Not surprisingly, the National Roofing Contractors Association (NRCA) does not recommend any type of protective coating be applied to shingle roofs. This is true in warm parts of the country, such as Florida, and equally true in Northern U.S. states.
Cost of Cool Roofing Shingles is Negligible
The EPA points out that the cost of purchasing cool roofing shingles with reflective pigment already added is only about $0.10 per square foot more compared to traditional shingles. So, it would cost an additional $100 to $150 to install cool roofing shingles on the average home compared to traditional shingles. The long term energy savings will more than make up for the initial cost difference. Factory-coated cool roofing shingles don't suffer from the same quality issues that field-coated traditional shingles do, as shown in the Miami case.

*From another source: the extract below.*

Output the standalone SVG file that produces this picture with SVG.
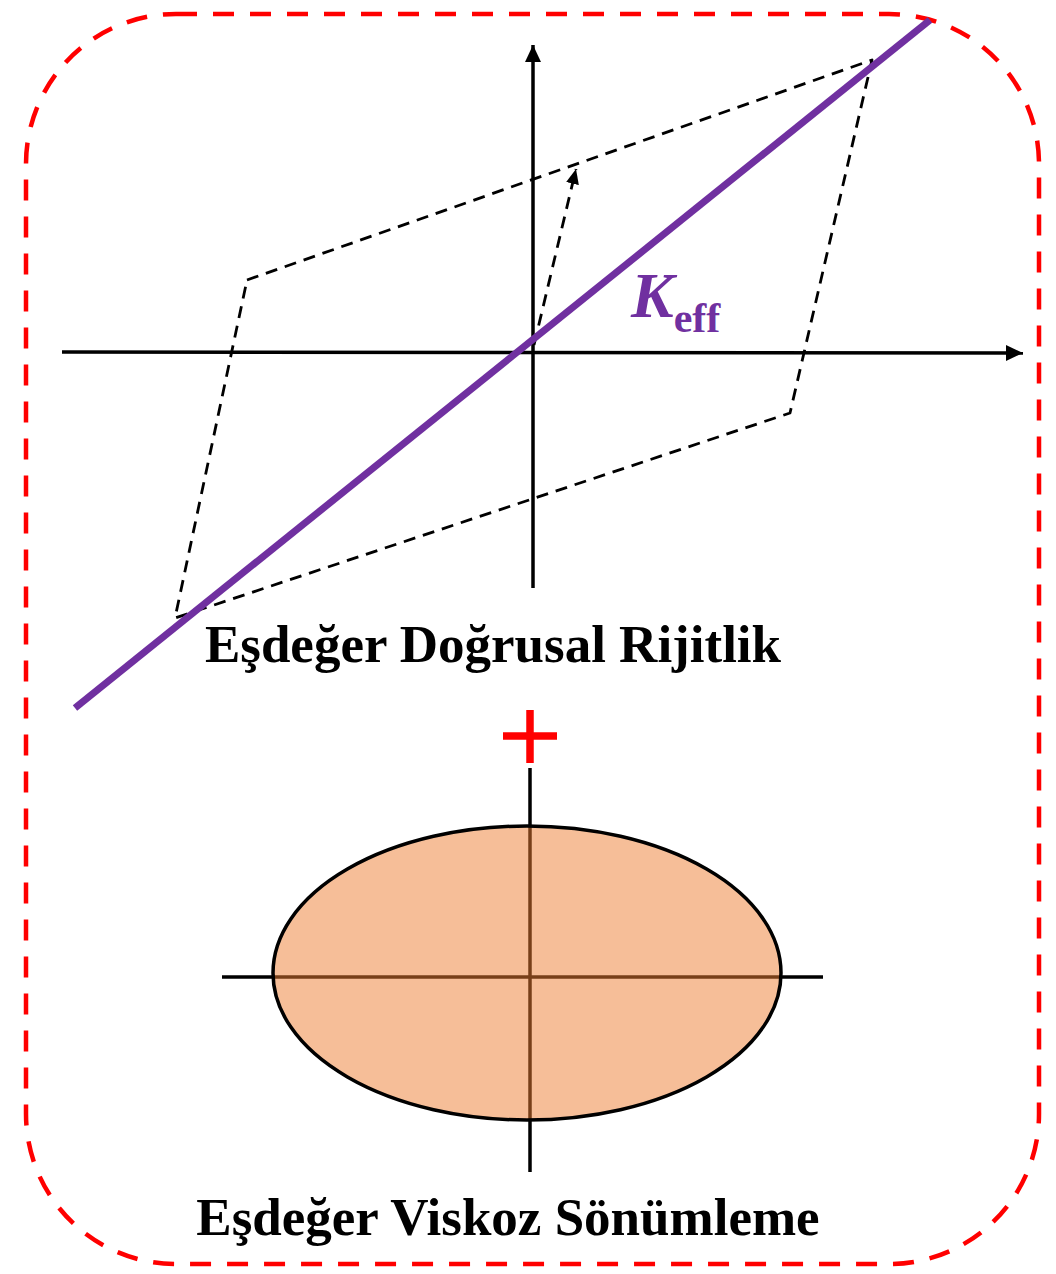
<svg xmlns="http://www.w3.org/2000/svg" width="1056" height="1274" viewBox="0 0 1056 1274">
  <style>
    .frame { fill: none; stroke: #FF0000; stroke-width: 4.5; stroke-dasharray: 21 16; }
    .axis { fill: none; stroke: #000000; stroke-width: 3.5; }
    .loop { fill: none; stroke: #000000; stroke-width: 2.8; stroke-dasharray: 12 8; stroke-linejoin: round; }
    .keff { fill: none; stroke: #7030A0; stroke-width: 7; }
    .title { font-family: "Liberation Serif", "Times New Roman", serif; font-weight: bold; fill: #000000; }
    .lbl { font-family: "Liberation Serif", "Times New Roman", serif; font-weight: bold; fill: #7030A0; }
    .plus { stroke: #FF0000; stroke-width: 7.5; fill: none; }
  </style>
  <defs>
    <marker id="arrowAxis" markerUnits="userSpaceOnUse" markerWidth="18" markerHeight="18" viewBox="0 0 18 18" refX="17" refY="9" orient="auto">
      <path d="M0,1 L17,9 L0,17 Z" fill="#000000"/>
    </marker>
    <marker id="arrowDash" markerUnits="userSpaceOnUse" markerWidth="16" markerHeight="14" viewBox="0 0 16 14" refX="15" refY="7" orient="auto">
      <path d="M0,0.5 L15,7 L0,13.5 Z" fill="#000000"/>
    </marker>
  </defs>

  <g id="frame">
    <rect class="frame" x="26" y="14" width="1013" height="1250" rx="150" ry="150"/>
  </g>

  <g id="hysteresis-diagram">
    <g id="axes">
      <line class="axis" x1="62" y1="352" x2="1023" y2="353" marker-end="url(#arrowAxis)"/>
      <line class="axis" x1="533" y1="588" x2="533" y2="45" marker-end="url(#arrowAxis)"/>
    </g>
    <g id="loop">
      <polygon class="loop" points="247,280 872,60 790,413 175,618"/>
    </g>
    <g id="connectors">
      <line class="loop" x1="534" y1="345" x2="576" y2="169" marker-end="url(#arrowDash)"/>
    </g>
    <g id="keff-line">
      <line class="keff" x1="75" y1="708" x2="930" y2="20"/>
    </g>
    <g id="keff-label">
      <text class="lbl" x="631" y="317" font-size="64" font-style="italic">K<tspan font-size="42" font-style="normal" dy="15">eff</tspan></text>
    </g>
    <g id="title-stiffness">
      <text class="title" x="493" y="662" font-size="53" text-anchor="middle">Eşdeğer Doğrusal Rijitlik</text>
    </g>
  </g>

  <g id="plus-sign">
    <line class="plus" x1="530" y1="710" x2="530" y2="763"/>
    <line class="plus" x1="503" y1="736" x2="557" y2="736"/>
  </g>

  <g id="damping-diagram">
    <g id="damping-axes">
      <line class="axis" x1="222" y1="977" x2="823" y2="977"/>
      <line class="axis" x1="530" y1="768" x2="530" y2="1172"/>
    </g>
    <g id="ellipse">
      <ellipse cx="527" cy="973" rx="254" ry="147" fill="#ED7D31" fill-opacity="0.5" stroke="#000000" stroke-width="3.5"/>
    </g>
    <g id="title-damping">
      <text class="title" x="508" y="1235" font-size="53" text-anchor="middle">Eşdeğer Viskoz Sönümleme</text>
    </g>
  </g>
</svg>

Cool Roofing vs. Traditional Shingles – Energy Savings
A study in California examined the cost savings of cool roofing. It found that the average energy savings was about $0.50 per square foot. This figure factors in the steeper initial cost of cool roofing, increased heating costs during the winter months (the one potential downside of cool roofing), savings from downsizing AC cooling units, and several other factors. This study was done on commercial cool roofs, so the savings may be slightly different for residential steep-slope applications; however, the savings are still there nonetheless.

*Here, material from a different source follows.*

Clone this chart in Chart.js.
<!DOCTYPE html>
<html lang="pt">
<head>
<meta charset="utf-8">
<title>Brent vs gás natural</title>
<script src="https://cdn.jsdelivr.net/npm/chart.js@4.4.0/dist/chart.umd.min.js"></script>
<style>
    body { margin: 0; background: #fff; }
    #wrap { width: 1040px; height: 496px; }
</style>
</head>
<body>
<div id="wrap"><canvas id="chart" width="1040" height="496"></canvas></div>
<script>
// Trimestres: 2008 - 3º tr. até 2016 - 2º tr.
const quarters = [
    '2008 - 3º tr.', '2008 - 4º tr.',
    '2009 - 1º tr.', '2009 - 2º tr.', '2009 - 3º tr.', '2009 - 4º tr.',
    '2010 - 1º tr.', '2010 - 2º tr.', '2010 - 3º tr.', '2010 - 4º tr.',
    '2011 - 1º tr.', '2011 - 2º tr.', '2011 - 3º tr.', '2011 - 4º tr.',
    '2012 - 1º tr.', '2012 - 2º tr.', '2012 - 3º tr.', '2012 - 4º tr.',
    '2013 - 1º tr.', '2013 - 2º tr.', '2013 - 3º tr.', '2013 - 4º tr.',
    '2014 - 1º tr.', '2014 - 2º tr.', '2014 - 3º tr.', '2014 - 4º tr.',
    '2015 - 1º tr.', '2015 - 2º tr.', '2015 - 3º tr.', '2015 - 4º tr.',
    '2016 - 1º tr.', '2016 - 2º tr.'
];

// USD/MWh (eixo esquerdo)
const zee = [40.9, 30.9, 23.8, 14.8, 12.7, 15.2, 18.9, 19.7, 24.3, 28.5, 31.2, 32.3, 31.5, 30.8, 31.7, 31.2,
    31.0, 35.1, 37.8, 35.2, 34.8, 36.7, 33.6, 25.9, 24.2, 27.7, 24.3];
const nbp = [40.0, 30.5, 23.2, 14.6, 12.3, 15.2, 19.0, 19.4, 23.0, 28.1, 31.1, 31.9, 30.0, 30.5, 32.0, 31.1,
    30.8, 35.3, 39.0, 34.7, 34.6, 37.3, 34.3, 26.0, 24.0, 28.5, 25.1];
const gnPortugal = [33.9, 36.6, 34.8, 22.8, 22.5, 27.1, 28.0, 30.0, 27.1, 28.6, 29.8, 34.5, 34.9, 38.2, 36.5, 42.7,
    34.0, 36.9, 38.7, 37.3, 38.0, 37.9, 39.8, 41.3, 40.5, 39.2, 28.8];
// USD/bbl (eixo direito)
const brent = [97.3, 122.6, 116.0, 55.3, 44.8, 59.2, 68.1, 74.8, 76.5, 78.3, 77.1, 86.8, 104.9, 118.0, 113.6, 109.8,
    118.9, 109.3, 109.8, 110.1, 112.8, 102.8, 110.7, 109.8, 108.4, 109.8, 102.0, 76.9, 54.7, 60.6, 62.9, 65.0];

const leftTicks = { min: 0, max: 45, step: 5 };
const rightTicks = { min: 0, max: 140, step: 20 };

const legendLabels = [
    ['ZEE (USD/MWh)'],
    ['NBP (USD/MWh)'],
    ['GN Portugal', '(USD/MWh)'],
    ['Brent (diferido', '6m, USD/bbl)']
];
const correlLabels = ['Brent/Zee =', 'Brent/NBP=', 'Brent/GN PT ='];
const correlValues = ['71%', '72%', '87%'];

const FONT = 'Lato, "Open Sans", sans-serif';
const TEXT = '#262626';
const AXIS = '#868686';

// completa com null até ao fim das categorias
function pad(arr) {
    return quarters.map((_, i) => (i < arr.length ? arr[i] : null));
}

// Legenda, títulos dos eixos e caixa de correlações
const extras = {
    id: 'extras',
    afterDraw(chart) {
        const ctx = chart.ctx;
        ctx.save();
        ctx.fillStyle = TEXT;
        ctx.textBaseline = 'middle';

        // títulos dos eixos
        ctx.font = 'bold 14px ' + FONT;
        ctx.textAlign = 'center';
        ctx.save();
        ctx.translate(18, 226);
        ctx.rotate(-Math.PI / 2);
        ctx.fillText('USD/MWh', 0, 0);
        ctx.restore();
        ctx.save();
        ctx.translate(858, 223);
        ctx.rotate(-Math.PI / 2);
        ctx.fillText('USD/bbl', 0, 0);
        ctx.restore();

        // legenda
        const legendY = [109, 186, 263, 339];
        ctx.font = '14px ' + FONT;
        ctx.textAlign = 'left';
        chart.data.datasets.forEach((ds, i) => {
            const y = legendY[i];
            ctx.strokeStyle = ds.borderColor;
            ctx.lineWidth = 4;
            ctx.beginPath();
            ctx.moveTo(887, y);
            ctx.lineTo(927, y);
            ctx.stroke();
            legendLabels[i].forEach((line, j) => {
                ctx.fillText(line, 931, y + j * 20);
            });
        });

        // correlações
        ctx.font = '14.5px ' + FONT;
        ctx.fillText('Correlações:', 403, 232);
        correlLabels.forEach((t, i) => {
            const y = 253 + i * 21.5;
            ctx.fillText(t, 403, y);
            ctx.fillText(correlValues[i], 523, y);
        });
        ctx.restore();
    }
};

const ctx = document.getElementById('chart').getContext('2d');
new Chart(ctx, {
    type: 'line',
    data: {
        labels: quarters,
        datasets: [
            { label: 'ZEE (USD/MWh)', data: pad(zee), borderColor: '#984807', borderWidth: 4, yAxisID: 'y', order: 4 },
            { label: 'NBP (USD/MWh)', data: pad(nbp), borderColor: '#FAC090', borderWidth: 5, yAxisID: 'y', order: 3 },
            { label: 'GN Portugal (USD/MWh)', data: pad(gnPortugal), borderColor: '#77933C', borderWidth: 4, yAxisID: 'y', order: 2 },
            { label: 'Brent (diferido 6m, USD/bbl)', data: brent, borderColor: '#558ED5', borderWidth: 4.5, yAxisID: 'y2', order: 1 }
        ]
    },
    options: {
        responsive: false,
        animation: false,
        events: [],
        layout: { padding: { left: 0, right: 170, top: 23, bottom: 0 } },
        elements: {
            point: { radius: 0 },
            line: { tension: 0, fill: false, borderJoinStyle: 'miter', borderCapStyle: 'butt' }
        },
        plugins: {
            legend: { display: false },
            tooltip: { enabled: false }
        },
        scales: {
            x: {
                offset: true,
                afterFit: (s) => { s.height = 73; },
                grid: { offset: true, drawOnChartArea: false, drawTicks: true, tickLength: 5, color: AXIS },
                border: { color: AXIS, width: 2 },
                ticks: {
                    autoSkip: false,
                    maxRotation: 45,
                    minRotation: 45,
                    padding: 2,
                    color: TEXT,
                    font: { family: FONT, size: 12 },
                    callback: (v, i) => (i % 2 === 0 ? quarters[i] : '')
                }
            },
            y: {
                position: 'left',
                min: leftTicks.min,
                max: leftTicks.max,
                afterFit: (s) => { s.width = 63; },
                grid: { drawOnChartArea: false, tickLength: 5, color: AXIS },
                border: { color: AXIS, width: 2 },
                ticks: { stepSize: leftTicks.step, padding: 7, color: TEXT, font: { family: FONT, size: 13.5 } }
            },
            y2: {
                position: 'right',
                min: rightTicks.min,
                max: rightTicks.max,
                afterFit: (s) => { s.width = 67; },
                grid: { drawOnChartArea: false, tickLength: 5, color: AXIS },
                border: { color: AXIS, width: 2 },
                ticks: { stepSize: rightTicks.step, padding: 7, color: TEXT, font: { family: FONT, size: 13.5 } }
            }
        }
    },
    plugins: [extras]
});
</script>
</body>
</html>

For the average 1,000 square foot residential roof, a yearly energy savings of $0.50 per square foot yields about $500 annually. Even if you achieved an energy savings of just 1/5 of that amount, you’d be looking at a savings of $2,000 over the life of the roof (assuming a 20-year lifespan). Add the federal tax credits available for cool roofing products you can cash in on, and the savings grow even further. The numbers make sense.
To Coat, or not to Coat?
New roofing products are entering the market all the time, each promising to deliver unsurpassed performance and cost savings. Many fall short of this claim and can even cause more damage than good, as was the case with FPL in Miami a few years ago. So, should you try the latest and greatest new shingle roofing protectant on the market?
The safest way to go is to avoid these types of products, but if you wish to give it whirl anyhow, be cautious. Check your shingle manufacturer’s warranty to see if these spray/brush-on products void your warranty. Read through the protectant product’s warranty as well to see if they cover damage to your roof in cases where the product fails. Some may require that a licensed roofing company apply the product. If your shingle roof is nearing the end of its usable lifespan – about 15 to 20 years -- consider upgrading to reflective coating shingles to benefit from the “hot” cool-roofing movement taking place in America as we speak.